Nel suo preambolo, si afferma a chiare lettere che la prostituzione e il male che l'accompagna cioè il traffico di persone è “incompatibile con la dignità e il valore della persona umana“.
La prostituzione è riconosciuta esplicitamente come una violazione della dignità e del valore della persona umana da parte del diritto internazionale dei diritti umani e tutti gli organismi e le agenzie delle Nazioni Unite da tempo si sono obbligate all'eliminazione del sistema prostituente e alla protezione delle vittime di questa piaga.
E così, a fronte di questo percorso di civiltà e a fronte di un orientamento politico europeo che piuttosto avanza verso nuove frontiere di civilizzazione (cfr. Risoluzione Honeyball Parlamento EU/2014 a favore del c.d. modello nordico e nuova legislazione Francese sulla punibilità del cliente), lascia basita e sconcertata la tendenza retriva di chi vuole ripristinare concezioni misogine con l'argomentazione di un'autodeterminazione che nulla a che vedere con l'esercizio davvero libero della sessualità come alta forma di espressione della relazione umana.
L'acquisto di prestazioni sessuali è la più barbara forma di mercificazione della persona come oggetto di scambio di relazioni che sono sempre per la loro natura predatorie, ìmpari, e che espongono a drammatiche conseguenze proprio le persone più vulnerabili. Vale qui la pena ricordare quanto il Segretario Generale delle Nazioni Unite affermò già tempo addietro rispetto all'acquisto di sesso nel suo Bollettino Speciale 2003 ” Lo scambio di denaro, lavoro, beni o i servizi per il sesso sono proibiti (..)”.
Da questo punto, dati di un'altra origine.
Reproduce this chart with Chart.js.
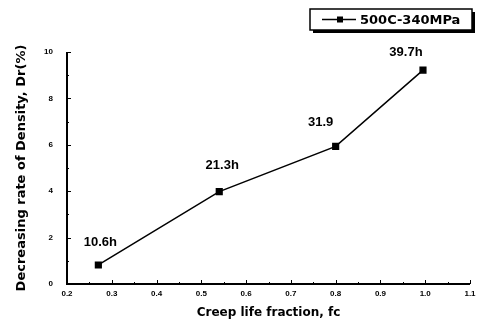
<!DOCTYPE html>
<html>
<head>
<meta charset="utf-8">
<script src="https://cdn.jsdelivr.net/npm/chart.js@4/dist/chart.umd.min.js"></script>
<style>
  html, body { margin: 0; padding: 0; background: #fff; }
  #wrap { width: 478px; height: 324px; }
</style>
</head>
<body>
<div id="wrap"><canvas id="creepChart" width="478" height="324"></canvas></div>
<script>
// === Datos ===
const lifeFraction = [0.27, 0.54, 0.80, 0.995];
const densityRate = [0.82, 3.98, 5.93, 9.22];
const pointLabels = ['10.6h', '21.3h', '31.9', '39.7h'];
const seriesName = '500C-340MPa';
const xTicks = [0.2, 0.3, 0.4, 0.5, 0.6, 0.7, 0.8, 0.9, 1.0, 1.1];
const yTicks = [0, 2, 4, 6, 8, 10];

const FONT = '"Liberation Sans", Arial, sans-serif';
const WIDE = '"DejaVu Sans", sans-serif';

// offsets of the hour labels relative to their points
const labelOffsets = [[2, -23], [3, -26], [-15, -24], [-17, -18]];

// inward major/minor ticks drawn along both axes
const inwardTicks = {
    id: 'inwardTicks',
    afterDraw(chart) {
        const { ctx, chartArea, scales } = chart;
        ctx.save();
        ctx.strokeStyle = '#000';
        ctx.lineWidth = 1;
        // x axis
        for (let v = 0.2; v <= 1.1001; v += 0.05) {
            const px = Math.round(scales.x.getPixelForValue(v)) + 0.5;
            const major = Math.abs(v * 10 - Math.round(v * 10)) < 0.01;
            ctx.beginPath();
            ctx.moveTo(px, chartArea.bottom);
            ctx.lineTo(px, chartArea.bottom - (major ? 4 : 2));
            ctx.stroke();
        }
        // y axis
        for (let v = 0; v <= 10; v += 1) {
            const py = Math.round(scales.y.getPixelForValue(v)) + 0.5;
            ctx.beginPath();
            ctx.moveTo(chartArea.left, py);
            ctx.lineTo(chartArea.left + (v % 2 === 0 ? 4 : 2), py);
            ctx.stroke();
        }
        // axis lines
        ctx.lineWidth = 2;
        ctx.beginPath();
        ctx.moveTo(chartArea.left, chartArea.top);
        ctx.lineTo(chartArea.left, chartArea.bottom);
        ctx.lineTo(chartArea.right, chartArea.bottom);
        ctx.stroke();
        ctx.restore();
    }
};

// hour labels above each point
const hourLabels = {
    id: 'hourLabels',
    afterDatasetsDraw(chart) {
        const { ctx } = chart;
        const meta = chart.getDatasetMeta(0);
        ctx.save();
        ctx.fillStyle = '#000';
        ctx.font = 'bold 13px ' + FONT;
        ctx.textAlign = 'center';
        ctx.textBaseline = 'middle';
        meta.data.forEach((pt, i) => {
            const off = labelOffsets[i] || [0, -20];
            ctx.fillText(pointLabels[i], pt.x + off[0], pt.y + off[1]);
        });
        ctx.restore();
    }
};

// boxed legend with drop shadow, top right
const boxLegend = {
    id: 'boxLegend',
    afterDraw(chart) {
        const { ctx } = chart;
        const x = 310, y = 9, w = 162, h = 21;
        ctx.save();
        ctx.fillStyle = '#000';
        ctx.fillRect(x + 3, y + 3, w, h);
        ctx.fillStyle = '#fff';
        ctx.fillRect(x, y, w, h);
        ctx.strokeStyle = '#000';
        ctx.lineWidth = 1.5;
        ctx.strokeRect(x, y, w, h);
        ctx.beginPath();
        ctx.moveTo(322, y + h / 2);
        ctx.lineTo(356, y + h / 2);
        ctx.stroke();
        ctx.fillStyle = '#000';
        ctx.fillRect(337, y + h / 2 - 3, 6, 6);
        ctx.font = 'bold 13px ' + WIDE;
        ctx.textBaseline = 'middle';
        ctx.fillText(seriesName, 360, y + h / 2 + 1);
        ctx.restore();
    }
};

new Chart(document.getElementById('creepChart').getContext('2d'), {
    type: 'scatter',
    data: {
        datasets: [{
            label: seriesName,
            data: lifeFraction.map((x, i) => ({ x: x, y: densityRate[i] })),
            showLine: true,
            borderColor: '#000',
            backgroundColor: '#000',
            borderWidth: 1.5,
            pointStyle: 'rect',
            pointRadius: 4,
            pointHoverRadius: 4
        }]
    },
    options: {
        responsive: false,
        animation: false,
        layout: { padding: { top: 52, right: 8, left: 0, bottom: 0 } },
        plugins: {
            legend: { display: false },
            tooltip: { enabled: false }
        },
        scales: {
            x: {
                type: 'linear',
                min: 0.2,
                max: 1.1,
                afterBuildTicks: scale => { scale.ticks = xTicks.map(v => ({ value: v })); },
                afterFit: scale => { scale.height = 40; },
                border: { display: false },
                grid: { display: false },
                ticks: {
                    color: '#000',
                    font: { family: FONT, size: 8, weight: 'bold' },
                    padding: -3,
                    maxRotation: 0,
                    callback: v => Number(v).toFixed(1)
                },
                title: {
                    display: true,
                    text: 'Creep life fraction, fc',
                    color: '#000',
                    font: { family: WIDE, size: 12, weight: 'bold' },
                    padding: { top: 6 }
                }
            },
            y: {
                min: 0,
                max: 10,
                afterBuildTicks: scale => { scale.ticks = yTicks.map(v => ({ value: v })); },
                afterFit: scale => { scale.width = 67; },
                border: { display: false },
                grid: { display: false },
                ticks: {
                    color: '#000',
                    font: { family: FONT, size: 8, weight: 'bold' },
                    padding: 6
                },
                title: {
                    display: true,
                    text: 'Decreasing rate of Density, Dr(%)',
                    color: '#000',
                    font: { family: WIDE, size: 13, weight: 'bold' },
                    padding: { top: 14, bottom: 4 }
                }
            }
        }
    },
    plugins: [inwardTicks, hourLabels, boxLegend]
});
</script>
</body>
</html>
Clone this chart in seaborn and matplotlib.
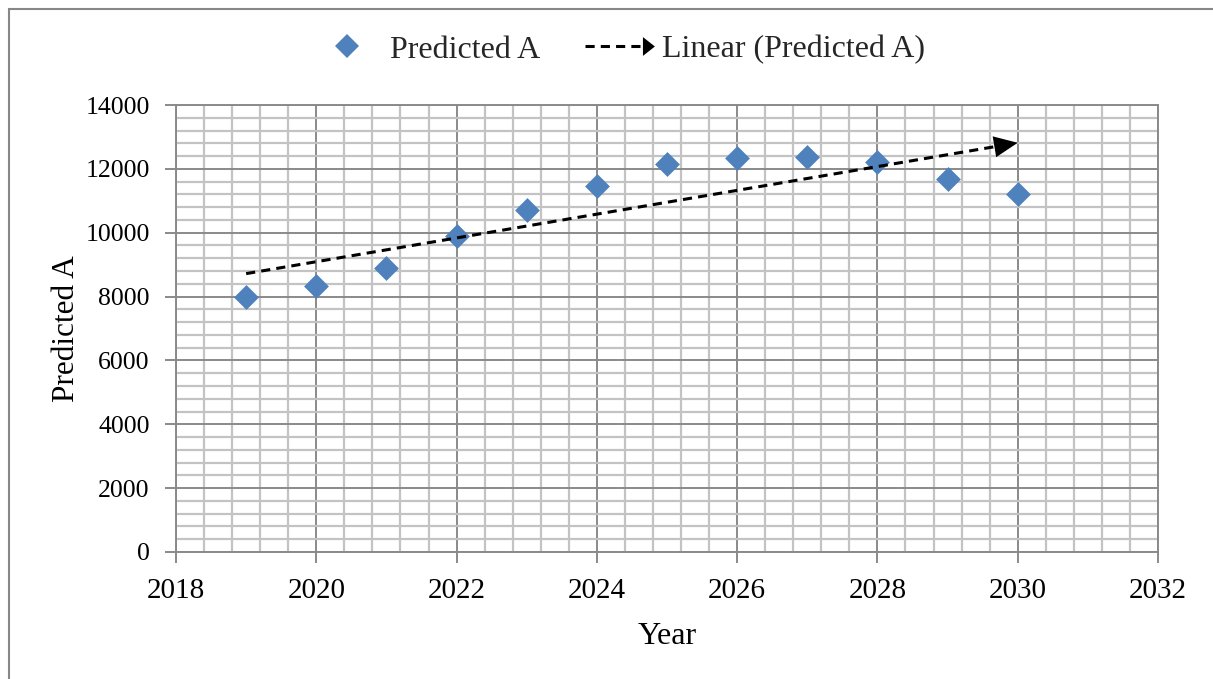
import numpy as np
import pandas as pd
import matplotlib
matplotlib.use("Agg")
import matplotlib.pyplot as plt
import seaborn as sns
from matplotlib.lines import Line2D
from matplotlib.patches import Polygon, Rectangle
from matplotlib.legend_handler import HandlerBase
from matplotlib.ticker import MultipleLocator

years = [2019, 2020, 2021, 2022, 2023, 2024, 2025, 2026, 2027, 2028, 2029, 2030]
predicted_a = [7980, 8330, 8890, 9900, 10720, 11460, 12150, 12350, 12360, 12200, 11670, 11200]
series_label = "Predicted A"
trend_label = "Linear (Predicted A)"
x_label = "Year"
y_label = "Predicted A"

df = pd.DataFrame({"Year": years, "Predicted A": predicted_a})

sns.set_theme(style="white")
plt.rcParams["font.family"] = ["Liberation Serif", "DejaVu Serif"]

fig = plt.figure(figsize=(12.13, 6.79), dpi=100)
fig.patch.set_facecolor("white")
# outer chart border (top and left visible)
fig.patches.append(Rectangle((9 / 1213, -0.05), 1.2, 1 - 9 / 679 + 0.05,
                             transform=fig.transFigure, fill=False,
                             edgecolor="#878787", linewidth=1.5, zorder=0))

ax = fig.add_axes([176 / 1213, 1 - 552 / 679, 982 / 1213, 447 / 679])

marker_color = "#4F81BD"
sns.scatterplot(data=df, x="Year", y="Predicted A", ax=ax, marker="D",
                s=160, color=marker_color, edgecolor=marker_color, linewidth=0,
                zorder=4, legend=False)

# linear trendline (least squares, like Excel)
coef = np.polyfit(df["Year"], df["Predicted A"], 1)
tx = np.array([df["Year"].min(), df["Year"].max()], dtype=float)
ty = np.polyval(coef, tx)
x_end = tx[1] - 0.24
ax.plot([tx[0], x_end], [ty[0], np.polyval(coef, x_end)], color="black",
        lw=2.2, dashes=(3, 2), zorder=5)
ax.annotate("", xy=(tx[1], ty[1]), xytext=(x_end, np.polyval(coef, x_end)),
            arrowprops=dict(arrowstyle="-|>,head_length=0.85,head_width=0.38",
                            color="black", lw=0, shrinkA=0, shrinkB=0,
                            mutation_scale=20), zorder=6)

ax.set_xlim(2018, 2032)
ax.set_ylim(0, 14000)
ax.xaxis.set_major_locator(MultipleLocator(2))
ax.xaxis.set_minor_locator(MultipleLocator(0.4))
ax.yaxis.set_major_locator(MultipleLocator(2000))
ax.yaxis.set_minor_locator(MultipleLocator(400))
ax.grid(which="minor", color="#c3c3c3", linewidth=1.6, zorder=0)
ax.grid(which="major", color="#8a8a8a", linewidth=1.4, zorder=1)
ax.set_axisbelow(True)
for sp in ax.spines.values():
    sp.set_color("#8a8a8a")
    sp.set_linewidth(1.4)
ax.tick_params(axis="x", which="major", direction="out", length=8, width=1.4,
               color="#8a8a8a", labelsize=21, pad=11, bottom=True)
ax.tick_params(axis="y", which="major", direction="out", length=8, width=1.4,
               color="#8a8a8a", labelsize=18.5, pad=11, left=True)
ax.tick_params(which="minor", length=0)
for lab in ax.get_xticklabels() + ax.get_yticklabels():
    lab.set_color("black")

ax.set_xlabel(x_label, fontsize=23, color="black", labelpad=13)
ax.set_ylabel(y_label, fontsize=22.5, color="black", labelpad=3)


class ArrowHandler(HandlerBase):
    def create_artists(self, legend, orig_handle, xdescent, ydescent, width,
                       height, fontsize, trans):
        y = height / 2 - ydescent
        head = 0.17 * width
        line = Line2D([-xdescent, -xdescent + width - head * 0.9], [y, y],
                      color="black", lw=2.2, dashes=(3, 2), transform=trans)
        tri = Polygon([[-xdescent + width - head, y + 0.42 * height],
                       [-xdescent + width, y],
                       [-xdescent + width - head, y - 0.42 * height]],
                      closed=True, facecolor="black", edgecolor="none",
                      transform=trans)
        return [line, tri]


h_points = Line2D([], [], marker="D", linestyle="none", color=marker_color,
                  markersize=12.5, markeredgewidth=0)
h_trend = object()
fig.legend([h_points, h_trend], [series_label, trend_label],
           handler_map={h_trend: ArrowHandler()}, loc="center",
           bbox_to_anchor=(0.51, 1 - 50 / 679), ncol=2, frameon=False,
           fontsize=23, handlelength=2.2, handletextpad=0.22,
           columnspacing=1.4)

fig.savefig("out.png", dpi=100, facecolor="white")
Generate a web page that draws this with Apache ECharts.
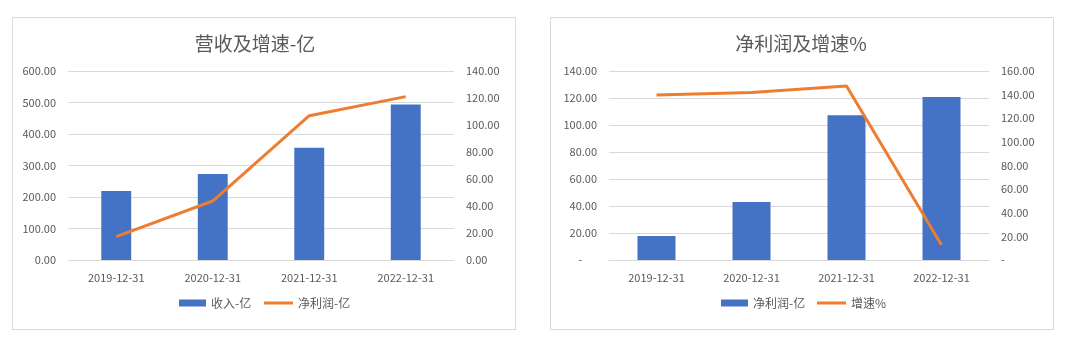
<!DOCTYPE html>
<html>
<head>
<meta charset="utf-8">
<script src="https://cdn.jsdelivr.net/npm/echarts@6/dist/echarts.min.js"></script>
<style>
html,body{margin:0;padding:0;background:#fff;}
#c1,#c2{position:absolute;top:0;width:540px;height:346px;}
#c1{left:0;} #c2{left:540px;}
</style>
</head>
<body>
<div id="c1"></div>
<div id="c2"></div>
<script>
const categories = ['2019-12-31', '2020-12-31', '2021-12-31', '2022-12-31'];
// chart 1: 营收及增速-亿
const revenue = [219, 273, 356, 494];
const netProfit = [17.3, 43.7, 106.9, 121.0];
// chart 2: 净利润及增速%
const netProfit2 = [17.8, 43.0, 107.2, 120.7];
const growthPct = [139.7, 141.7, 147.3, 12.7];

const FONT = '"Noto Sans CJK SC", "Noto Sans", sans-serif';
const TXT = '#595959';
const GRID = '#d9d9d9';
const BLUE = '#4472C4';
const ORANGE = '#ED7D31';

function fmt2(v) { return v.toFixed(2); }
function fmtDash(v) { return v === 0 ? '-      ' : v.toFixed(2); }
function fmtDashR(v) { return v === 0 ? '-' : v.toFixed(2); }

function makeOption(cfg) {
  const legendText = { color: TXT, fontSize: 12, fontFamily: FONT };
  return {
    animation: false,
    textStyle: { fontFamily: FONT },
    graphic: [{
      type: 'rect', left: cfg.boxLeft, top: 15,
      shape: { width: 503, height: 312 },
      style: { fill: 'none', stroke: GRID, lineWidth: 1 }
    }],
    title: {
      text: cfg.title, left: cfg.titleCenter, top: 29, textAlign: 'center',
      textStyle: { color: TXT, fontSize: 19, fontWeight: 'normal', fontFamily: FONT }
    },
    legend: [{
      left: cfg.legend1Left, top: 297, padding: 0,
      itemWidth: 27, itemHeight: 7, itemGap: 4,
      textStyle: legendText,
      data: [{ name: cfg.barName, icon: 'rect' }]
    }, {
      left: cfg.legend2Left, top: 297, padding: 0,
      itemWidth: 29, itemHeight: 3, itemGap: 4,
      textStyle: legendText,
      data: [{ name: cfg.lineName, icon: 'rect' }]
    }],
    grid: { left: cfg.gridLeft, right: cfg.gridRight, top: 71, bottom: 86 },
    xAxis: {
      type: 'category', data: categories,
      axisLine: { lineStyle: { color: GRID, width: 1 } },
      axisTick: { show: false },
      axisLabel: { color: TXT, fontSize: 11, margin: 12, fontFamily: FONT }
    },
    yAxis: [{
      type: 'value', min: 0, max: cfg.lMax, interval: cfg.lInt,
      axisLine: { show: false }, axisTick: { show: false },
      splitLine: { lineStyle: { color: GRID, width: 1 } },
      axisLabel: { color: TXT, fontSize: 11, margin: 12, formatter: cfg.lFmt, fontFamily: FONT }
    }, {
      type: 'value', min: 0, max: cfg.rMax, interval: cfg.rInt,
      axisLine: { show: false }, axisTick: { show: false },
      splitLine: { show: false },
      axisLabel: { color: TXT, fontSize: 11, margin: 12, formatter: cfg.rFmt, fontFamily: FONT }
    }],
    series: [{
      name: cfg.barName, type: 'bar', data: cfg.barData, yAxisIndex: 0,
      barWidth: cfg.barWidth, itemStyle: { color: BLUE }
    }, {
      name: cfg.lineName, type: 'line', data: cfg.lineData, yAxisIndex: 1,
      symbol: 'none', showSymbol: false,
      lineStyle: { color: ORANGE, width: 3 }, itemStyle: { color: ORANGE }
    }]
  };
}

const c1 = echarts.init(document.getElementById('c1'), null, { renderer: 'canvas' });
c1.setOption(makeOption({
  boxLeft: 10, title: '营收及增速-亿', titleCenter: 250,
  legend1Left: 179, legend2Left: 264,
  gridLeft: 68, gridRight: 86,
  barName: '收入-亿', lineName: '净利润-亿',
  barData: revenue, lineData: netProfit, barWidth: '31%',
  lMax: 600, lInt: 100, rMax: 140, rInt: 20,
  lFmt: fmt2, rFmt: fmt2
}));

const c2 = echarts.init(document.getElementById('c2'), null, { renderer: 'canvas' });
c2.setOption(makeOption({
  boxLeft: 8, title: '净利润及增速%', titleCenter: 256,
  legend1Left: 181, legend2Left: 277,
  gridLeft: 69, gridRight: 91,
  barName: '净利润-亿', lineName: '增速%',
  barData: netProfit2, lineData: growthPct, barWidth: '40%',
  lMax: 140, lInt: 20, rMax: 160, rInt: 20,
  lFmt: fmtDash, rFmt: fmtDashR
}));
</script>
</body>
</html>
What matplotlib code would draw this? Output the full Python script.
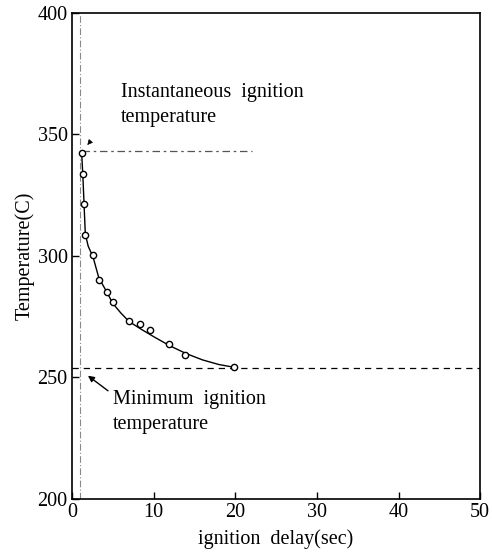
import numpy as np
import matplotlib
matplotlib.use('Agg')
import matplotlib.pyplot as plt

plt.rcParams['font.family'] = ['Liberation Serif', 'DejaVu Serif']

# measured ignition delay (sec) vs furnace temperature (C)
delay = [1.2, 1.4, 1.5, 1.6, 2.6, 3.3, 4.3, 5.0, 7.0, 8.3, 9.6, 11.9, 13.9, 19.8]
temp = [342.5, 333.5, 321.2, 308.6, 300.5, 290.2, 285.0, 281.0, 273.4, 272.0, 269.6, 263.8, 259.4, 254.2]

# hand-drawn trend curve through the data
curve_x = [1.2, 1.35, 1.5, 1.65, 2.0, 2.6, 3.3, 4.3, 5.0, 6.0, 7.0, 8.5, 10.0, 12.0, 14.0, 16.0, 18.0, 19.8]
curve_t = [342.5, 333.0, 321.0, 309.0, 304.0, 299.5, 291.0, 285.0, 280.5, 276.5, 273.0, 269.8, 266.8, 263.0, 259.8, 257.2, 255.3, 254.2]

inst_temp = 343
min_temp = 254
delay_line = 1.0

fig, ax = plt.subplots(figsize=(4.92, 5.55), dpi=100)
fig.subplots_adjust(left=0.146, right=0.976, bottom=0.101, top=0.977)

ax.axvline(delay_line, color='#888888', lw=0.8, ls=(0, (6, 2, 1, 2)), zorder=1)
ax.plot([1.2, 22], [inst_temp, inst_temp], color='#555555', lw=0.9, ls=(0, (6, 3, 2, 3)), zorder=1)
ax.axhline(min_temp, color='black', lw=0.9, ls=(0, (5, 4)), zorder=1)

ax.plot(curve_x, curve_t, color='black', lw=1.0, zorder=2)
ax.plot(delay, temp, ls='none', marker='o', ms=4.5, mfc='white', mec='black', mew=1.0, zorder=3)

ax.text(6.0, 367, 'Instantaneous  ignition', fontsize=14.5, va='center')
ax.text(6.0, 357, 'temperature', fontsize=14.5, va='center')
ax.annotate('', xy=(1.9, 345.6), xytext=(2.3, 347.2),
            arrowprops=dict(arrowstyle='-|>', color='black', lw=0.5, mutation_scale=8))

ax.text(5.0, 241, 'Minimum  ignition', fontsize=14.5, va='center')
ax.text(5.0, 230.5, 'temperature', fontsize=14.5, va='center')
ax.annotate('', xy=(1.7, 251.4), xytext=(4.7, 243.8),
            arrowprops=dict(arrowstyle='-|>', color='black', lw=1.0, mutation_scale=9))

ax.set_xlim(0, 50)
ax.set_ylim(200, 400)
ax.set_xticks([0, 10, 20, 30, 40, 50])
ax.set_yticks([200, 250, 300, 350, 400])
ax.tick_params(direction='in', length=5, width=1, labelsize=14.5, pad=3)
for s in ax.spines.values():
    s.set_linewidth(1.2)

ax.set_xlabel('ignition  delay(sec)', fontsize=14.5, labelpad=5)
ax.set_ylabel('Temperature(C)', fontsize=14.5, labelpad=2)

fig.savefig('out.png', dpi=100)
I principi e lo spirito sottesi alla legge internazionale dei diritti umani in materia sono più che chiari:
• L'obbligo degli Stati attuatori di combattere l'oggettivizzazione della donna nella prostituzione, e al non farsi complici della gestione di case di tolleranza e del reclutamento
• L'abrogazione di tutte le misure repressive contro le persone prostituite offrendo loro protezione e opzioni di uscita e di affrancamento dall'esercizio della prostituzione
• La Proibizione dell'acquisto di atti sessuali e l'impegno per l'eradicazione della domanda che è il punto d'inizio dello sfruttamento sessuale e una forma di abuso sessuale in sé in quanto riduce la persona ad oggetto e merce.
Le anacronistiche redivive argomentazioni di chi ancora tra le femministe si pronuncia per la legittimazione del lavoro sessuale è il segno di un intollerabile, pessimo, femminismo misogino.